My aim is to do a build with the patch for GCC bug 40518 [1] – which is a small patch to the STL.

Presumably the people who are seriously involved in GCC development don’t do this, they would be doing a build of a small sub-set that matches the code that they are working on. But as someone who is not involved in the project such an approach doesn’t seem viable, by using the Debian build tools to rebuild all packages from the source package I can reliably get a good build.

It would be convenient if these large source packages could be split into smaller packages. It shouldn’t be necessary to compile the C compiler (presumably with the full double-compile process), as well as the C++, Objective C, and Fortran compilers when I only want to compile the STL (libstdc++). It also shouldn’t be necessary for me to hack around a build system when all I want to do is to apply and test a single patch.

It seems to me that the current situation discourages contributions. If I can build a package in a reasonable amount of time on my laptop (Pentium-M 1.7GHz with 1.5G of RAM) then I can work on it at any time and in any place. If it requires hours of build time on my biggest machine then I can only work on it when at home and only when I have hours to spare (or if I have enough of a need to come back to it the next day).

So if there are two bugs that have equal importance to me and one of them happens to be in part of the GCC family then the probability that I will work on the GCC bug is close to zero.

I realise that packaging GCC etc is really hard work. But it seems that making it easier for more people to contribute would alleviate the burden slightly.

5 comments to Unreasonably Large Source Packages

  • Jon

    I think, where possible, it would be nice to have some standard procedure in Debian packages with 1:many source:binary targets where you can do subset-builds when you are only interested in testing one of the binary outputs. Also a way of separating out the build-dependencies for the various binary targets. Apart from GCC, apps with large documentation and huge documentation toolchain dependencies come to mind.

  • etbe

    Jon: That’s an interesting concept. The problem is that probably very few source packages which have multiple binary packages would be set up for this (IE having split dependencies for the different parts). It could be solved but I’m not sure how much traction it would get with the DDs.

    Really this sort of thing needs to be done upstream.

  • I use –disable-dootstrap when I only want to build and test libstdc++ rather than bootstrap the C compiler.
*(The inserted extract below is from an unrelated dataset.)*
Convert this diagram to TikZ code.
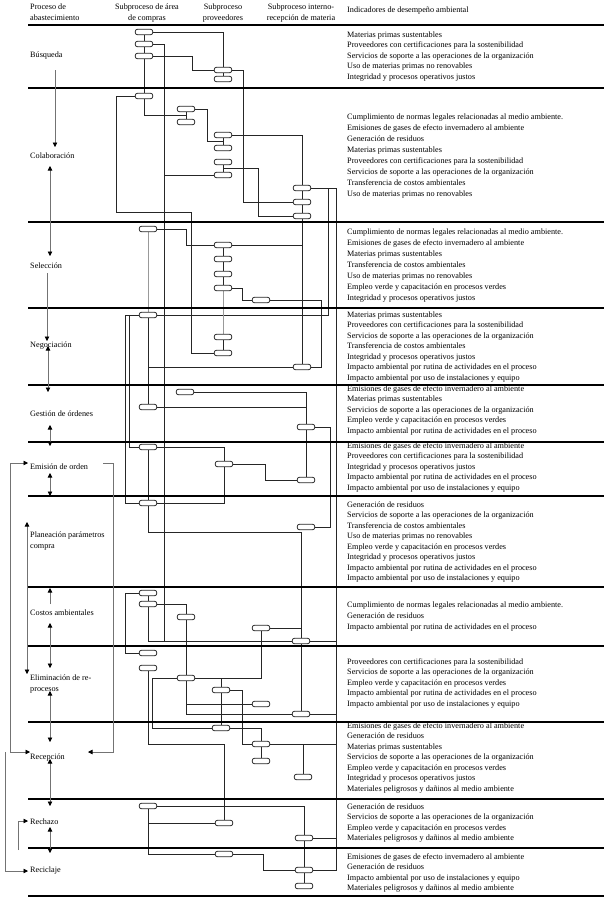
\documentclass[tikz,border=0pt]{standalone}
\usepackage{fontspec}
\setmainfont{Liberation Serif}
\usetikzlibrary{arrows.meta,calc,backgrounds}
\begin{document}
\begin{tikzpicture}[x=1pt,y=-1pt,
  pill/.style={draw=black!85, rounded corners=2.2pt, minimum width=17.5pt, minimum height=5.5pt, inner sep=0pt, fill=white, line width=0.8pt},
  conn/.style={draw=black!85, line width=0.75pt},
  faint/.style={draw=black!40, line width=0.6pt},
  arr/.style={draw=black!55, line width=0.6pt, -{Triangle[length=4.5pt,width=4.5pt,color=black]}},
  darr/.style={draw=black!55, line width=0.6pt, {Triangle[length=4.5pt,width=4.5pt,color=black]}-{Triangle[length=4.5pt,width=4.5pt,color=black]}},
  lab/.style={font=\fontsize{8.2}{10.5}\selectfont, inner sep=0pt, anchor=west},
  hdr/.style={font=\fontsize{8.2}{11}\selectfont, inner sep=0pt, align=center, anchor=north},
  ind/.style={font=\fontsize{8.2}{10.5}\selectfont, inner sep=0pt, align=left, anchor=north west},
  indw/.style={font=\fontsize{8.2}{11}\selectfont, inner sep=0pt, align=left, anchor=north west}
]
\useasboundingbox (0,0) rectangle (606,900);

% separators
\foreach \yy in {25,88,222,308,385,442,496,587,646,722,799,848,896}{
  \draw[line width=1.1pt] (28,\yy) -- (604,\yy);
  \draw[line width=2.6pt] (345,\yy) -- (604,\yy);
}

% headers
\node[lab, align=left, anchor=north west, font=\fontsize{8.2}{11}\selectfont] (h1) at (30,3.5) {Proceso de\\abastecimiento};
\node[hdr] (h2) at (147,3.5) {Subproceso de área\\de compras};
\node[hdr] (h3) at (223,3.5) {Subproceso\\proveedores};
\node[hdr] (h4) at (301,3.5) {Subproceso interno-\\recepción de materia};
\node[lab] (h5) at (347,11) {Indicadores de desempeño ambiental};

% stage labels
\node[lab] (st1) at (30,56) {Búsqueda};
\node[lab] (st2) at (30,156) {Colaboración};
\node[lab] (st3) at (30,266) {Selección};
\node[lab] (st4) at (30,346) {Negociación};
\node[lab] (st5) at (30,414) {Gestión de órdenes};
\node[lab] (st6) at (30,467) {Emisión de orden};
\node[lab, align=left, anchor=north west] (st7) at (30,532) {Planeación parámetros\\compra};
\node[lab] (st8) at (30,613) {Costos ambientales};
\node[lab, align=left, anchor=north west] (st9) at (30,675) {Eliminación de re-\\procesos};
\node[lab] (st10) at (30,758) {Recepción};
\node[lab] (st11) at (30,822) {Rechazo};
\node[lab] (st12) at (30,871) {Reciclaje};

% indicators
\node[ind] (i1) at (347,31.4) {Materias primas sustentables\\Proveedores con certificaciones para la sostenibilidad\\Servicios de soporte a las operaciones de la organización\\Uso de materias primas no renovables\\Integridad y procesos operativos justos};
\node[indw] (i2) at (347,113.4) {Cumplimiento de normas legales relacionadas al medio ambiente.\\Emisiones de gases de efecto invernadero al ambiente\\Generación de residuos\\Materias primas sustentables\\Proveedores con certificaciones para la sostenibilidad\\Servicios de soporte a las operaciones de la organización\\Transferencia de costos ambientales\\Uso de materias primas no renovables};
\node[indw] (i3) at (347,228.4) {Cumplimiento de normas legales relacionadas al medio ambiente.\\Emisiones de gases de efecto invernadero al ambiente\\Materias primas sustentables\\Transferencia de costos ambientales\\Uso de materias primas no renovables\\Empleo verde y capacitación en procesos verdes\\Integridad y procesos operativos justos};
\node[ind] (i4) at (347,311.4) {Materias primas sustentables\\Proveedores con certificaciones para la sostenibilidad\\Servicios de soporte a las operaciones de la organización\\Transferencia de costos ambientales\\Integridad y procesos operativos justos\\Impacto ambiental por rutina de actividades en el proceso\\Impacto ambiental por uso de instalaciones y equipo};
\node[ind] (i5) at (347,385.4) {Emisiones de gases de efecto invernadero al ambiente\\Materias primas sustentables\\Servicios de soporte a las operaciones de la organización\\Empleo verde y capacitación en procesos verdes\\Impacto ambiental por rutina de actividades en el proceso};
\node[ind] (i6) at (347,442.4) {Emisiones de gases de efecto invernadero al ambiente\\Proveedores con certificaciones para la sostenibilidad\\Integridad y procesos operativos justos\\Impacto ambiental por rutina de actividades en el proceso\\Impacto ambiental por uso de instalaciones y equipo};
\node[ind] (i7) at (347,501.4) {Generación de residuos\\Servicios de soporte a las operaciones de la organización\\Transferencia de costos ambientales\\Uso de materias primas no renovables\\Empleo verde y capacitación en procesos verdes\\Integridad y procesos operativos justos\\Impacto ambiental por rutina de actividades en el proceso\\Impacto ambiental por uso de instalaciones y equipo};
\node[indw] (i8) at (347,601.4) {Cumplimiento de normas legales relacionadas al medio ambiente.\\Generación de residuos\\Impacto ambiental por rutina de actividades en el proceso};
\node[ind] (i9) at (347,658.4) {Proveedores con certificaciones para la sostenibilidad\\Servicios de soporte a las operaciones de la organización\\Empleo verde y capacitación en procesos verdes\\Impacto ambiental por rutina de actividades en el proceso\\Impacto ambiental por uso de instalaciones y equipo};
\node[ind] (i10) at (347,722.4) {Emisiones de gases de efecto invernadero al ambiente\\Generación de residuos\\Materias primas sustentables\\Servicios de soporte a las operaciones de la organización\\Empleo verde y capacitación en procesos verdes\\Integridad y procesos operativos justos\\Materiales peligrosos y dañinos al medio ambiente};
\node[ind] (i11) at (347,803.4) {Generación de residuos\\Servicios de soporte a las operaciones de la organización\\Empleo verde y capacitación en procesos verdes\\Materiales peligrosos y dañinos al medio ambiente};
\node[ind] (i12) at (347,853.4) {Emisiones de gases de efecto invernadero al ambiente\\Generación de residuos\\Impacto ambiental por uso de instalaciones y equipo\\Materiales peligrosos y dañinos al medio ambiente};

% pills
\node[pill] (A1) at (144,32) {};
\node[pill] (A2) at (144,44) {};
\node[pill] (A3) at (144,56) {};
\node[pill] (A4) at (144,96) {};
\node[pill] (P1) at (223,70) {};
\node[pill] (P2) at (223,79) {};
\node[pill] (B1) at (186,109) {};
\node[pill] (B2) at (186,122) {};
\node[pill] (C1) at (223,135) {};
\node[pill] (C2) at (223,148) {};
\node[pill] (C3) at (223,162) {};
\node[pill] (C4) at (223,175) {};
\node[pill] (R1) at (302,188) {};
\node[pill] (R2) at (302,202) {};
\node[pill] (R3) at (302,216) {};
\node[pill] (S0) at (148,229) {};
\node[pill] (S1) at (223,245) {};
\node[pill] (S2) at (223,259) {};
\node[pill] (S3) at (223,274) {};
\node[pill] (S4) at (223,288) {};
\node[pill] (S5) at (261,300) {};
\node[pill] (N1) at (148,315) {};
\node[pill] (N4) at (223,337) {};
\node[pill] (N5) at (223,353) {};
\node[pill] (N6) at (302,367) {};
\node[pill] (G1) at (185,392) {};
\node[pill] (G2) at (148,407) {};
\node[pill] (G4) at (306,427) {};
\node[pill] (E1) at (148,447) {};
\node[pill] (E3) at (224,464) {};
\node[pill] (E4) at (306,480) {};
\node[pill] (E2) at (148,503) {};
\node[pill] (PL1) at (306,527) {};
\node[pill] (K1) at (148,593) {};
\node[pill] (K2) at (148,604) {};
\node[pill] (K3) at (186,617) {};
\node[pill] (K4) at (261,628) {};
\node[pill] (K5) at (301,641) {};
\node[pill] (L1) at (148,653) {};
\node[pill] (L2) at (148,668) {};
\node[pill] (L3) at (186,678) {};
\node[pill] (L4) at (221,690) {};
\node[pill] (L5) at (261,704) {};
\node[pill] (L6) at (301,714) {};
\node[pill] (M1) at (221,728) {};
\node[pill] (M2) at (261,744) {};
\node[pill] (M3) at (261,761) {};
\node[pill] (M4) at (303,777) {};
\node[pill] (Z1) at (148,806) {};
\node[pill] (Z2) at (224,823) {};
\node[pill] (Z3) at (304,838) {};
\node[pill] (Y1) at (224,854) {};
\node[pill] (Y2) at (304,870) {};
\node[pill] (Y3) at (304,886) {};
\coordinate (j1) at (164,641);
\coordinate (vx) at (336,188);

\begin{scope}[on background layer]
% Busqueda
\draw[conn] (A1) -- (A2) -- (A3) -- (A4);
\draw[conn] (A1.east) -| (P1.north);
\draw[conn] (A2.east) -| (j1);
\draw[conn] (A3.east) -- ++(39,0) |- (P1.west);
\draw[conn] (P1) -- (P2);
\draw[conn] (P1.east) -- ++(11,0) |- (R2.west);
% Colaboracion
\draw[conn] (A4.west) -- ++(-18,0) |- (191,212) |- (N5.west);
\draw[conn] (A4.south) |- ($(B1)!0.5!(B2)$);
\draw[conn] (B1) -- (B2);
\draw[conn] (B1.east) -- ++(12,0) |- ($(C1)!0.5!(C2)$);
\draw[conn] (C1) -- (C2);
\draw[conn] (C3) -- (C4);
\draw[conn] (C1.east) -| (R1.north);
\draw[conn] (C4.west) -- (C4.west -| j1);
\draw[conn] ($(C3)!0.5!(C4)$) -- ++(35,0) |- (R3.west);
\draw[conn] (R1) -- (R2) -- (R3) -- (N6);
\draw[conn] (R1.east) -- ++(17,0) |- (N1.east);
\draw[conn] (R1.east) -- (vx) |- (Y2.east);
% Seleccion
\draw[conn] (S0.east) -- ++(29,0) |- (S1.west);
\draw[faint] (S0) -- (N1);
\draw[conn] (S1) -- (S2) -- (S3) -- (S4);
\draw[faint] (S4) -- (N4);
\draw[conn] (N4) -- (N5);
\draw[conn] (S1.east) -- (S1.east -| R3);
\draw[conn] (S4.east) -- ++(10,0) |- (S5.west);
\draw[conn] (S5.east) -- ++(51,0) |- (N6.east);
% Negociacion
\draw[conn] (N1) -- (G2);
\draw[conn] (N1.south |- N6.west) -- (N6.west);
\draw[conn] (N1.west) -- ++(-9,0) |- (E1.west);
\draw[conn] (N1.west) -- ++(-13,0) |- (E2.west);
% Gestion
\draw[conn] (G1.east) -| (G4.north);
\draw[conn] (G2.east) -- (G2.east -| G4);
\draw[conn] (G4) -- (E4);
\draw[conn] (G4.east) -- ++(15,0) |- (PL1.east);
% Emision
\draw[conn] (E1.east) -| (E3.north);
\draw[conn] (E1) -- (E2);
\draw[conn] (E3.east) -- ++(32,0) |- (E4.west);
\draw[conn] (E3.south) |- (E2.east);
\draw[conn] (E2.south) -- ++(0,26) -| (K5.north);
% Costos
\draw[conn] (K1) -- (K2);
\draw[conn] (K1.west) -- ++(-13,0) |- (L1.west);
\draw[conn] (K2.east) -| (K3.north);
\draw[conn] (K3) -- (L3);
\draw[conn] (K2.south) |- (K5.west);
\draw[conn] (K4.east) -- (K4.east -| K5);
\draw[conn] (K4.south) |- (L3.east);
\draw[conn] (K5.east) -- (K5.east -| vx);
\draw[conn] (K5) -- (L6);
% Eliminacion
\draw[conn] (L3.east) -| (L4.north);
\draw[conn] (L3.west) -- ++(-24,0) |- (M1.west);
\draw[conn] (L3.south) |- (L6.west);
\draw[conn] (L5.west) -- (L5.west -| L3);
\draw[conn] (L4) -- (M1);
\draw[conn] (L4.east) -- ++(12,0) |- (M2.west);
\draw[conn] (L6.east) -- (L6.east -| vx);
\draw[conn] (L2.south) -- ++(0,73.25) -| (Z2.north);
% Recepcion
\draw[conn] (M1.east) -| (M2.north);
\draw[conn] (M2) -- (M3);
\draw[conn] (M2.east) -| (M4.north);
\draw[conn] (M2.east) -- (M2.east -| vx);
% Rechazo / Reciclaje
\draw[conn] (Z1.east) -| (Z3.north);
\draw[conn] (Z1.south) |- (Y1.west);
\draw[conn] (Z2.west) -- (Z2.west -| Z1);
\draw[conn] (Z3.east) -- (Z3.east -| vx);
\draw[conn] (Z3) -- (Y2) -- (Y3);
\draw[conn] (Y1.east) -- ++(30,0) |- (Y2.west);
\end{scope}

% left column arrows
\draw[arr] (55,70) -- (55,147);
\draw[darr] (50,166) -- (50,256);
\draw[arr] (47,273) -- (47,341);
\draw[darr] (48,346) -- (48,392);
\draw[darr] (50,425) -- (50,446);
\draw[darr] (50,473) -- (50,496);
\draw[darr] (27,522) -- (27,674);
\draw[arr] (50,604) -- (50,588);
\draw[darr] (50,623) -- (50,668);
\draw[darr] (50,691) -- (50,742);
\draw[darr] (50,759) -- (50,806);
\draw[darr] (50,827) -- (50,853);
\draw[darr] (28,463) -- (10,463) -- (10,752) -- (30,752);
\draw[arr] (103,463) -- (113,463) -- (113,752) -- (88,752);
\draw[arr] (5,752) -- (5,871) -- (28,871);
\draw[arr] (18,850) -- (18,821) -- (28,821);
\end{tikzpicture}
\end{document}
    There is no reason why you should build the ObjC and Fortran compilers, just use –enable-languages=c,c++

  • Oops, that should be -–disable-bootstrap not dootstrap!

  • Joe Buck

    Hi Russell,

    As shipped by upstream, GCC is available in smaller packages. If you’re just interested in patching libstdc++, you’d only need to download the gcc-core and gcc-g++ pieces, and you can skip the most time-consuming step (building Java and its libraries).

    However, the pieces that add on to gcc-core don’t correspond to independent source packages in the sense of dpkg or rpm.